O que Panh faz é colocar suas imagens contra as que contaram a História, desafiando-as e resistindo-as. O que Foucault e Hartman trazem em suas literaturas, o cineasta cambojano faz através de seus filmes. E Encontro com o Ditador (2024) é mais uma produção dele na tentativa de dar conta dos fatos à época, assim como evitar que, como ele menciona no final de A Imagem que Falta, ela deixe de ser buscada. Por meio de uma narrativa ficcional primordialmente – há momentos em que o documento tenta dar conta de fatos – o filme apresenta os jornalistas Lise (Irène Jacob), Paul (Cyril Gueï) e Alain (Grégoire Colin), que recebem acesso excepcional ao Khmer Vermelho durante o ápice da ação de Pol Pot. No entanto, ao chegarem ao país encontram uma farsa: eles permanecem com acesso restrito, saindo apenas para visitas oficiais a pequenos grupos de trabalhadores que, em silêncio, posam para as fotos da imprensa internacional. É sintomático quando o membro que atua como guia dos jornalistas indica: “Isso aqui vocês podem filmar”.
Os três jornalistas são retratados como figuras que, embora em posições de observação e mediação, acabam sendo também reféns do sistema de imagens que o regime impõe. As visitas “controladas” aos trabalhadores revelam o vazio por trás das imagens publicadas, que não apenas descontextualiza os eventos, mas os tornam quase intransponíveis em sua autenticidade. Ao mesmo tempo, Panh coloca em jogo a metáfora da imagem que falta, uma ausência crucial, não apenas do ponto de vista das testemunhas, mas também das próprias vítimas, que são alijadas da possibilidade de serem vistas como sujeitos reais em suas próprias narrativas.
As imagens que o regime manipula não dizem nada sobre a vida dos cambojanos, mas apenas servem para construir uma fachada de ordem e sucesso. E nessa produção de imagens superficiais o cineasta opta não apenas por suas intervenções por meio dos bonecos de argila – que parecem substituir imagens de violência – mas também por mesclar a ficção com imagens de arquivo.
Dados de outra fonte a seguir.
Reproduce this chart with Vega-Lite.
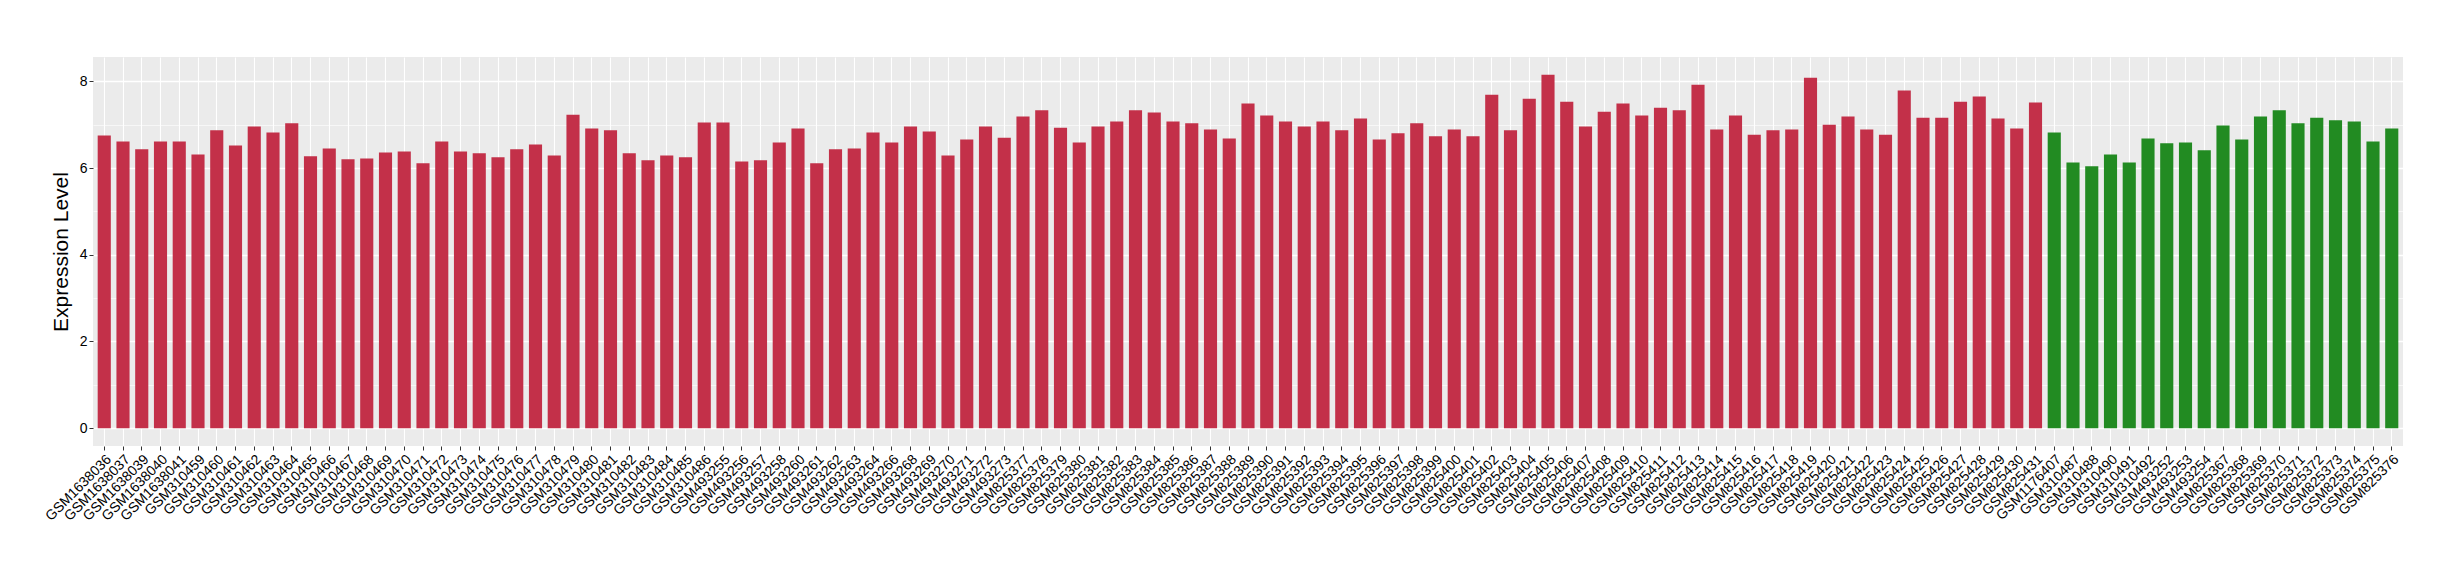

E não me refiro aqui apenas aos irrompimentos durante a narrativa, mas ao uso das mesmas durante as cenas, como reflexos ou plano de fundo. Panh segue buscando dar conta daquilo que o arquivo não consegue em sua completude, seja através da fabulação ou do testemunho.
Neste projeto em particular, mais do que simplesmente retratar o Camboja, o cineasta parece reflete sobre as ameaças ditatoriais ao redor do mundo. Na figura de Pol Pot, ele encontra a personificação sombria de muitos outros líderes autoritários que poderiam ocupar o mesmo rosto. Para ele, a maneira de combater o poder que constrói suas narrativas a partir das aparências é colocar imagem contra imagem. Em um momento histórico em que a manipulação visual confere, aos olhos do público, uma falsa sensação de veracidade, buscar no arquivo e no testemunho a potência daquilo que ficou oculto é, em si, um ato de resistência.
Referências Bibliográficas
FOUCAULT, M. A vida dos homens infames. In: ______. Estratégia, poder-saber. Ditos e
escritos IV. Rio de Janeiro: Forense Universitária, 2003.
HARTMAN, S. Vênus em dois atos. Revista ECO-Pós, v. 23, n. 3, p. 12–33, 2020.